Aus gegebenem Anlass – die Open Air – Saison steht vor der Tür bzw. hat begonnen – möchte ich eine (fast digitalfreie) Problematik ansprechen, die mir sehr gut in diesen Thread zu passen scheint:
Gelegentlich bin ich als Monitorer mit div. Acts der etwas härteren und schnelleren Gangart unterwegs; allesamt eher solche, die man, verglichen etwa mit dem weiter oben behandelten Herrn Michael, nicht unbedingt in erster Assoziation mit dem Prädikat „musikalisch – künstlerische Sensibelchen“ in Verbindung bringen mag. Gleichwohl gastieren wir regelmäßig auf großen und manchmal auch auf sehr großen Bühnen. Klassischer R&R – Aufbau: vorne tollen 3 bis 4 Musiker mit und ohne Gitarren herum, 5m dahinter betreibt ein athletischer Trommler auf seinem Aufbau Hochleistungssport. Ebenfalls klassisch das Monitorsetup: 3 – 5 Mixe vorne, Drum Fill, Side Fills. I.E. eher unpopulär.
Auf den Side Fills dabei im Wesentlichen neben Gesang und Soli viel (Double-) Kick und Snare, die das musikalisch – rhythmische Geschehen für die im vorderen Bereich herumwirbelnden Akteure auch außerhalb deren Hot Spots leidlich zusammen halten müssen. Alles nicht besonders aufregend, und auf Bühnen zwischen 10 und 20, 25m Breite hat das 20 Jahre lang recht zufriedenstellend funktioniert; die lebhafte Fraktion vorne kam mit den sich (für sie) ständig ändernden Laufzeiten der Sidefillsignale ganz gut klar.

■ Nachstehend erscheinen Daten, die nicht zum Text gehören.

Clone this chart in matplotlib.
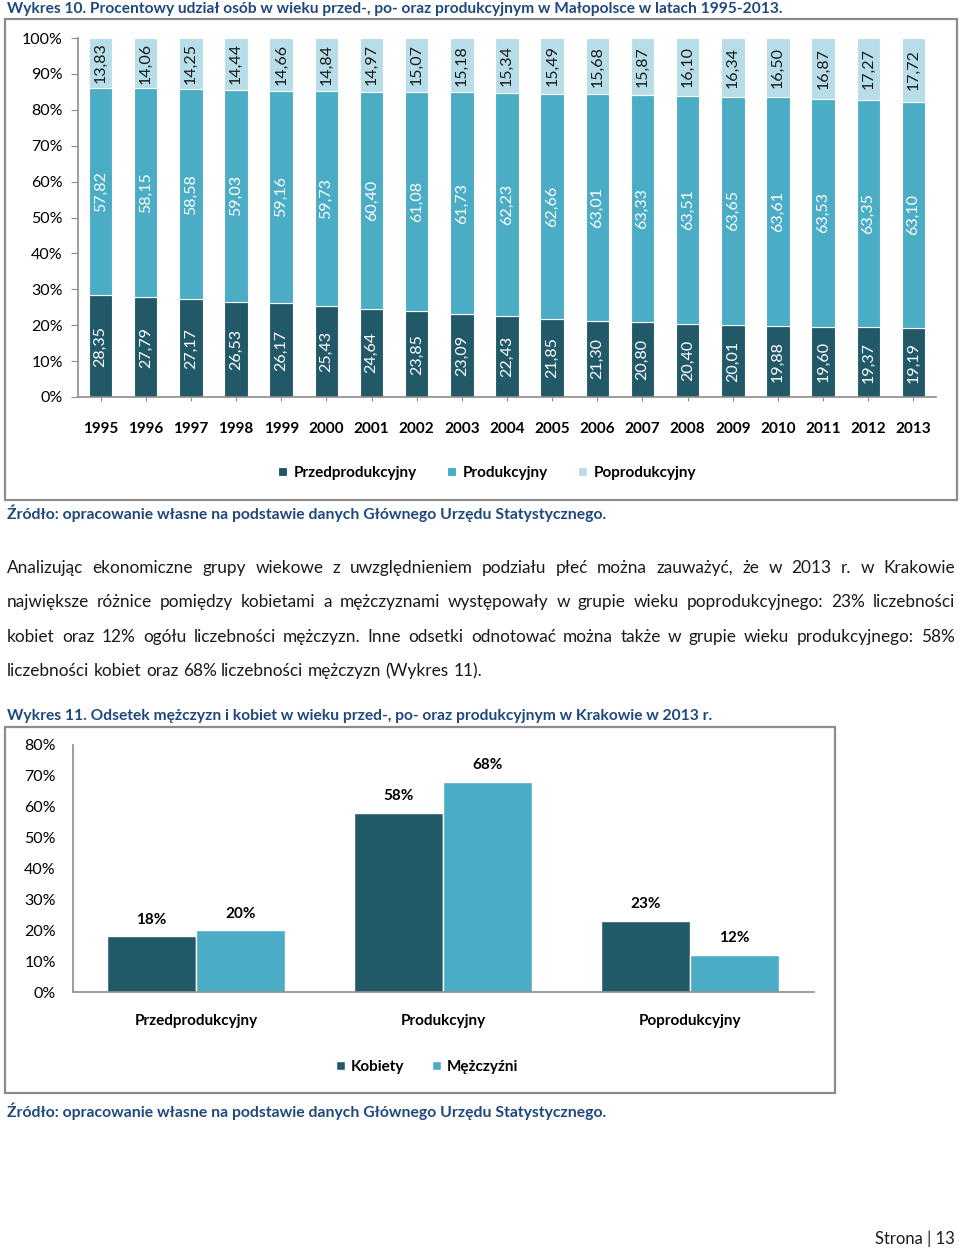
import numpy as np
import matplotlib
matplotlib.use('Agg')
import matplotlib.pyplot as plt
from matplotlib.patches import Rectangle

plt.rcParams['font.family'] = ['Lato', 'DejaVu Sans']

# data for Wykres 10
years = ['1995', '1996', '1997', '1998', '1999', '2000', '2001', '2002', '2003', '2004',
         '2005', '2006', '2007', '2008', '2009', '2010', '2011', '2012', '2013']
przed = [28.35, 27.79, 27.17, 26.53, 26.17, 25.43, 24.64, 23.85, 23.09, 22.43,
         21.85, 21.30, 20.80, 20.40, 20.01, 19.88, 19.60, 19.37, 19.19]
prod = [57.82, 58.15, 58.58, 59.03, 59.16, 59.73, 60.40, 61.08, 61.73, 62.23,
        62.66, 63.01, 63.33, 63.51, 63.65, 63.61, 63.53, 63.35, 63.10]
popr = [13.83, 14.06, 14.25, 14.44, 14.66, 14.84, 14.97, 15.07, 15.18, 15.34,
        15.49, 15.68, 15.87, 16.10, 16.34, 16.50, 16.87, 17.27, 17.72]

# data for Wykres 11
groups = ['Przedprodukcyjny', 'Produkcyjny', 'Poprodukcyjny']
kobiety = [18, 58, 23]
mezczyzni = [20, 68, 12]

c_dark = '#215968'
c_mid = '#4BACC6'
c_light = '#B7DEE8'
c_title = '#1F497D'
c_axis = '#8c8c8c'

W, H = 960, 1250
fig = plt.figure(figsize=(W / 100, H / 100), dpi=100)


def px(x, y):
    return x / W, 1 - y / H


def put(x, y, s, **kw):
    return fig.text(*px(x, y), s, **kw)


def frame(x0, y0, x1, y1):
    fig.patches.append(Rectangle(px(x0, y1), (x1 - x0) / W, (y1 - y0) / H,
                                 transform=fig.transFigure, fill=False,
                                 edgecolor=c_axis, lw=1.6))


# ---- Wykres 10 ----
put(7, 9, 'Wykres 10. Procentowy udział osób w wieku przed-, po- oraz produkcyjnym w Małopolsce w latach 1995-2013.',
    fontsize=11.2, fontweight='bold', color=c_title, va='center')
frame(5, 19, 957, 500)

ax = fig.add_axes([78 / W, (H - 397) / H, 858 / W, 359 / H])
x = np.arange(len(years))
bw = 0.52
b1 = ax.bar(x, przed, bw, color=c_dark, edgecolor='white', lw=0.8, label='Przedprodukcyjny')
b2 = ax.bar(x, prod, bw, bottom=przed, color=c_mid, edgecolor='white', lw=0.8, label='Produkcyjny')
bot3 = np.array(przed) + np.array(prod)
b3 = ax.bar(x, popr, bw, bottom=bot3, color=c_light, edgecolor='white', lw=0.8, label='Poprodukcyjny')

for bars, vals, col in [(b1, przed, 'white'), (b2, prod, 'white'), (b3, popr, '#1a1a1a')]:
    for rect, v in zip(bars, vals):
        ax.text(rect.get_x() + rect.get_width() / 2, rect.get_y() + rect.get_height() / 2,
                f'{v:.2f}'.replace('.', ','), rotation=90, ha='center', va='center',
                color=col, fontsize=11.5)

ax.set_xlim(-0.5, len(years) - 0.5)
ax.set_ylim(0, 100)
ax.set_yticks(np.arange(0, 101, 10))
ax.set_yticklabels([f'{v}%' for v in range(0, 101, 10)], fontsize=11.5)
ax.set_xticks(x)
ax.set_xticklabels(years, fontsize=11, fontweight='bold')
ax.tick_params(axis='y', length=5, color=c_axis, pad=6)
ax.tick_params(axis='x', length=3, color=c_axis, pad=15)
for s in ['top', 'right']:
    ax.spines[s].set_visible(False)
for s in ['left', 'bottom']:
    ax.spines[s].set_color(c_axis)
    ax.spines[s].set_linewidth(1.2)
ax.patch.set_alpha(0)

fig.legend(handles=[b1, b2, b3], loc='center', bbox_to_anchor=px(487, 473), ncol=3,
           frameon=False, handlelength=0.6, handleheight=0.6, handletextpad=0.4,
           columnspacing=2.0, prop={'size': 11, 'weight': 'bold'})

put(7, 513, 'Źródło: opracowanie własne na podstawie danych Głównego Urzędu Statystycznego.',
    fontsize=11.3, fontweight='bold', color=c_title, va='center')

# ---- paragraph ----
para = [
    'Analizując ekonomiczne grupy wiekowe z uwzględnieniem podziału płeć można zauważyć, że w 2013 r. w Krakowie',
    'największe różnice pomiędzy kobietami a mężczyznami występowały w grupie wieku poprodukcyjnego: 23% liczebności',
    'kobiet oraz 12% ogółu liczebności mężczyzn. Inne odsetki odnotować można także w grupie wieku produkcyjnego: 58%',
    'liczebności kobiet oraz 68% liczebności mężczyzn (Wykres 11).',
]
r = fig.canvas.get_renderer()
psize = 12.4
for i, line in enumerate(para):
    y = 568 + i * 34.3
    words = line.split()
    objs = [put(0, y, w, fontsize=psize, color='#1a1a1a', va='center') for w in words]
    widths = [o.get_window_extent(r).width for o in objs]
    if i < len(para) - 1:
        gap = (955 - 7 - sum(widths)) / (len(words) - 1)
    else:
        gap = psize * 0.26 * 100 / 72
    xc = 7
    for o, w in zip(objs, widths):
        o.set_position(px(xc, y))
        xc += w + gap

# ---- Wykres 11 ----
put(7, 716, 'Wykres 11. Odsetek mężczyzn i kobiet w wieku przed-, po- oraz produkcyjnym w Krakowie w 2013 r.',
    fontsize=11.25, fontweight='bold', color=c_title, va='center')
frame(5, 727, 835, 1093)

ax2 = fig.add_axes([72.5 / W, (H - 992) / H, 741 / W, 247 / H])
g = np.arange(len(groups))
w2 = 0.36
k = ax2.bar(g - w2 / 2, kobiety, w2, color=c_dark, edgecolor='white', lw=1, label='Kobiety')
m = ax2.bar(g + w2 / 2, mezczyzni, w2, color=c_mid, edgecolor='white', lw=1, label='Mężczyźni')
for bars in [k, m]:
    for rect in bars:
        ax2.annotate(f'{rect.get_height():.0f}%', (rect.get_x() + rect.get_width() / 2, rect.get_height()),
                     xytext=(0, 7), textcoords='offset points', ha='center', va='bottom',
                     fontsize=11, fontweight='bold')
ax2.set_xlim(-0.5, len(groups) - 0.5)
ax2.set_ylim(0, 80)
ax2.set_yticks(np.arange(0, 81, 10))
ax2.set_yticklabels([f'{v}%' for v in range(0, 81, 10)], fontsize=11.5)
ax2.set_xticks(g)
ax2.set_xticklabels(groups, fontsize=11, fontweight='bold')
ax2.tick_params(axis='y', length=0, pad=12)
ax2.tick_params(axis='x', length=0, pad=16)
for s in ['top', 'right']:
    ax2.spines[s].set_visible(False)
for s in ['left', 'bottom']:
    ax2.spines[s].set_color(c_axis)
    ax2.spines[s].set_linewidth(1.2)
ax2.patch.set_alpha(0)

fig.legend(handles=[k, m], loc='center', bbox_to_anchor=px(427, 1067), ncol=2,
           frameon=False, handlelength=0.6, handleheight=0.6, handletextpad=0.4,
           columnspacing=1.8, prop={'size': 11, 'weight': 'bold'})

put(7, 1111, 'Źródło: opracowanie własne na podstawie danych Głównego Urzędu Statystycznego.',
    fontsize=11.3, fontweight='bold', color=c_title, va='center')

put(955, 1239, 'Strona | 13', fontsize=12, color='#1a1a1a', va='center', ha='right')

fig.savefig('out.png', dpi=100)
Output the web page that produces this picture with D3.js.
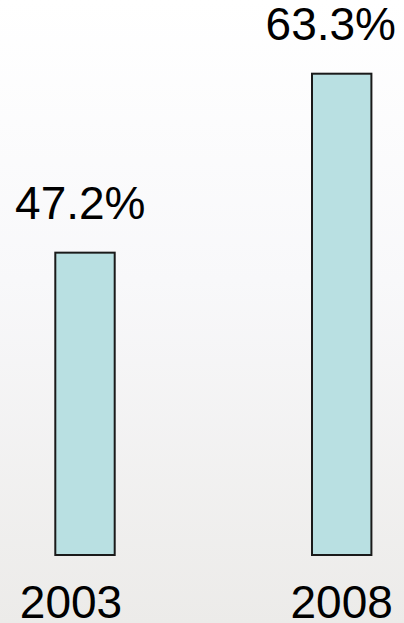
<!DOCTYPE html>
<html>
<head>
<meta charset="utf-8">
<script src="https://cdn.jsdelivr.net/npm/d3@7"></script>
<style>
  html, body { margin: 0; padding: 0; background: #fff; }
  svg { display: block; }
</style>
</head>
<body>
<script>
const categories = ["2003", "2008"];
const values = [47.2, 63.3];
const valueLabels = ["47.2%", "63.3%"];

const W = 404, H = 623;
const svg = d3.select("body").append("svg").attr("width", W).attr("height", H);

const defs = svg.append("defs");
const grad = defs.append("linearGradient").attr("id", "bg").attr("x1", 0).attr("y1", 0).attr("x2", 0).attr("y2", 1);
grad.append("stop").attr("offset", "0%").attr("stop-color", "#ffffff");
grad.append("stop").attr("offset", "45%").attr("stop-color", "#f8f8fa");
grad.append("stop").attr("offset", "100%").attr("stop-color", "#ecebe9");
svg.append("rect").attr("width", W).attr("height", H).attr("fill", "url(#bg)");

// bar positions
const x = d3.scalePoint().domain(categories).range([85, 341.7]);
const barW = 59.4;
const y = d3.scaleLinear().domain([20, 63.3]).range([555, 73.7]);

// label positions
const xVal = d3.scalePoint().domain(categories).range([80.3, 330.8]);
const xCat = d3.scalePoint().domain(categories).range([71, 341.7]);

svg.selectAll("rect.bar").data(categories).join("rect")
  .attr("class", "bar")
  .attr("x", (d) => x(d) - barW / 2)
  .attr("width", barW)
  .attr("y", (d, i) => y(values[i]))
  .attr("height", (d, i) => y(20) - y(values[i]))
  .attr("fill", "#b9e0e2")
  .attr("stroke", "#1a1a1a")
  .attr("stroke-width", 2);

const font = "'Liberation Sans', Arial, sans-serif";

svg.selectAll("text.val").data(categories).join("text")
  .attr("class", "val")
  .attr("x", (d) => xVal(d))
  .attr("y", (d, i) => y(values[i]) - 34)
  .attr("text-anchor", "middle")
  .attr("font-family", font)
  .attr("font-size", 46)
  .attr("fill", "#000")
  .text((d, i) => valueLabels[i]);

svg.selectAll("text.cat").data(categories).join("text")
  .attr("class", "cat")
  .attr("x", (d) => xCat(d))
  .attr("y", 617.5)
  .attr("text-anchor", "middle")
  .attr("font-family", font)
  .attr("font-size", 46)
  .attr("fill", "#000")
  .text((d) => d);
</script>
</body>
</html>
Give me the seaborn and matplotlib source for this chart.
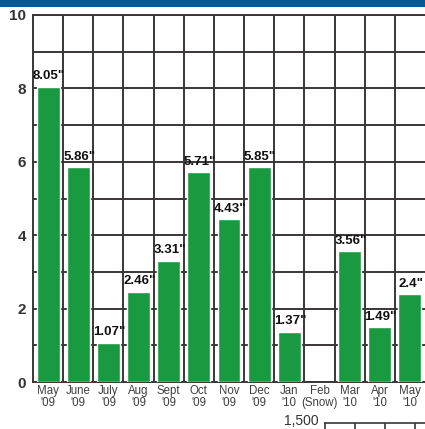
import numpy as np
import pandas as pd
import matplotlib
matplotlib.use('Agg')
import matplotlib.pyplot as plt
from matplotlib.patches import Rectangle
from matplotlib.ticker import MultipleLocator, FixedLocator
import seaborn as sns

# ── data
months = ['May', 'June', 'July', 'Aug', 'Sept', 'Oct', 'Nov', 'Dec',
          'Jan', 'Feb', 'Mar', 'Apr', 'May ']
years = ["'09", "'09", "'09", "'09", "'09", "'09", "'09", "'09",
         "'10", "(Snow)", "'10", "'10", "'10"]
rainfall = [8.05, 5.86, 1.07, 2.46, 3.31, 5.71, 4.43, 5.85,
            1.37, np.nan, 3.56, 1.49, 2.4]
labels = ['8.05"', '5.86"', '1.07"', '2.46"', '3.31"', '5.71"', '4.43"', '5.85"',
          '1.37"', '', '3.56"', '1.49"', '2.4"']

df = pd.DataFrame({'month': months, 'rain': rainfall})

GREEN = '#1a9a40'
GRID = '#3a3636'
BLUE = '#005a97'

sns.set_style('white')
plt.rcParams['font.family'] = ['Liberation Sans', 'DejaVu Sans']

fig = plt.figure(figsize=(4.25, 4.29), dpi=100, facecolor='white')
ax = fig.add_axes([33 / 425, 1 - 382 / 429, 1 - 33 / 425, (382 - 15) / 429])

sns.barplot(data=df.dropna(), x='month', y='rain', order=months, color=GREEN,
            width=0.76, saturation=1, ax=ax, zorder=3)

# value labels
for i, (v, lab) in enumerate(zip(rainfall, labels)):
    if not np.isnan(v):
        ax.text(i + 0.03, v + 0.12, lab, ha='center', va='bottom', fontsize=9.5,
                fontweight='bold', color='#111111', zorder=4)

ax.set_xlim(-0.5, 12.5)
ax.set_ylim(0, 10)
ax.set_xlabel('')
ax.set_ylabel('')

ax.set_xticks(range(len(months)))
ax.set_xticklabels([f'{m.strip()}\n{y}' for m, y in zip(months, years)],
                   fontsize=8.3, color='#3f3f3f', linespacing=1.05)
ax.xaxis.set_minor_locator(FixedLocator(np.arange(0.5, 12, 1)))
ax.tick_params(axis='x', which='major', length=0, pad=2)
ax.tick_params(axis='x', which='minor', length=4, width=1.4, color=GRID, direction='out')

ax.yaxis.set_major_locator(MultipleLocator(2))
ax.yaxis.set_minor_locator(MultipleLocator(1))
ax.tick_params(axis='y', which='both', length=4, width=1.4, color=GRID, direction='out',
               labelsize=11, labelcolor='#333333', pad=1)
for t in ax.get_yticklabels():
    t.set_fontweight('bold')

ax.grid(True, which='minor', axis='x', color=GRID, linewidth=1.4, zorder=1)
ax.grid(True, which='both', axis='y', color=GRID, linewidth=1.4, zorder=1)
ax.set_axisbelow(True)

for side in ['left', 'bottom', 'top']:
    ax.spines[side].set_color(GRID)
    ax.spines[side].set_linewidth(1.4)
ax.spines['right'].set_visible(False)

# blue band along the top
fig.add_artist(Rectangle((0, 1 - 7 / 429), 1, 7 / 429, transform=fig.transFigure,
                         facecolor=BLUE, edgecolor='none'))

# start of the next chart, cut off by the bottom edge
ax2 = fig.add_axes([325 / 425, 1 - 423 / 429 - 0.3, 100 / 425, 0.3])
ax2.set_xlim(0, 100 / 30)
ax2.set_ylim(0, 1500)
ax2.set_yticks([1500])
ax2.set_yticklabels([])
ax2.set_xticks([1, 2, 3])
ax2.set_xticklabels([])
ax2.tick_params(axis='y', length=4, width=1.2, color=GRID)
ax2.tick_params(axis='x', length=0)
ax2.grid(True, axis='x', color=GRID, linewidth=1.2)
for side in ['right', 'bottom']:
    ax2.spines[side].set_visible(False)
for side in ['left', 'top']:
    ax2.spines[side].set_color(GRID)
    ax2.spines[side].set_linewidth(1.2)
fig.text(319 / 425, 1 - 421 / 429, '1,500', ha='right', va='center',
         fontsize=10, color='#333333')

fig.savefig('out.png', dpi=100, facecolor='white')
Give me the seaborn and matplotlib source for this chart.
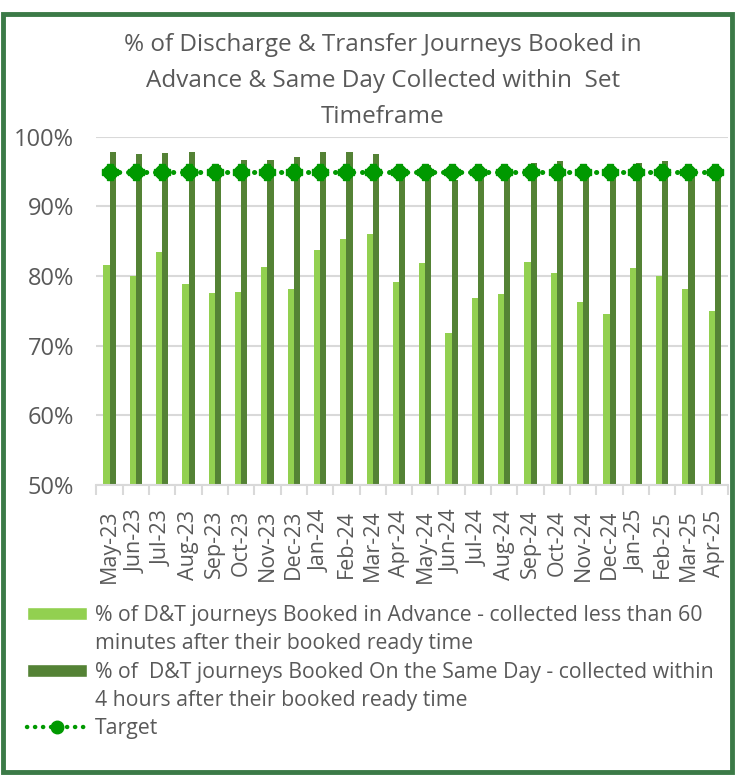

Seit ein, zwei Jahren jedoch begegne ich auf größeren Festivals hin und wieder einer Unsitte, die vor allem schnell und präzise spielende Drummer ernstlich behindern und im Extremfall eine ganze Show an den Rand des Abbruchs bringen kann: die Verwendung von Line Arrays als Side Fills. Wer, um Himmels Willen, kommt auf die Idee, dass das sinnvoll funktionieren könnte? Hoch unterm Bühnendach geflogen, mit 100 Grad horizontaler Abstrahlung die gesamte Bühne nebst angrenzender Arbeitsflächen gleichmäßig beglückend, dazu vielleicht noch mit den schon diskutierten Anfangslatenzen (Digi – Pult, analoge Inserts, danach wieder analog in den viel zu langsamen Systemprozessor, usw.) vorbelastet, machen sie das Alptraumszenario des Hochgeschwindigkeitstrommlers zur Wirklichkeit: sofern er lieber dankend darauf verzichten möchte, sich von infernalischen Drumfill – Leveln malträtieren zu lassen, hört er von vorne links und rechts laut und deutlich vor allem das, was er neulich mal gespielt hat. Was aber bei Balladenrock oder auch AC/DC – Stampfern noch als Slapback - Schönheitsfehler durchgehen mag, funktioniert bei schnellen 16tel – Doublekick – Passagen einfach überhaupt nicht mehr und kann im schlimmsten Fall für völlige Konfusion auf der Bühne sorgen.
Ich bin kein Musiker, habe den Effekt aber bei mehreren Gelegenheiten von verschiedenen (gestandenen Profi -) Drummern vorgeführt bekommen; glaubhaft gewürzt mit manch unzweideutigem, nicht postingfähigem Kommentar.
Die wenig elegante „Lösung“ bei 15min. Changeover: Side Fills aus; stattdessen Wedges quälen, bis sie hüpfen. Optimal geht irgendwie anders.
Liebe Kollegen/ PA – Verleiher/ Disponenten, auch und gerade dann, wenn Ihr eine große und namhafte Company vertretet: das mag beeindruckend aussehen – aber es funktioniert einfach nicht! Klar, die Leasingraten für die sündhaft überteuerten Querhängekisten schmerzen; die Dinger müssen ackern für ihr Geld. Aber doch bitte, bitte nicht als Side Fills auf großen, lauten R&R – Bühnen. Verkehrter geht’s überhaupt nicht. Dort brauchen wir das genaue Gegenteil von 100 oder 110 Grad: eng abstrahlende Systeme, möglichst nahe am Geschehen positioniert, und dabei mittels sorgfältiger Ausrichtung auf gewünschte zu beschallende Bühnenbereiche derlei Laufzeitproblematiken gar nicht erst aufkommen lassend.
Sieht das wer ähnlich, oder hatte vielleicht schon das gleiche Problem? Müssen wir tatsächlich unsere Rider um den fett gedruckten Satz „No line array type side fills, please!“ ergänzen?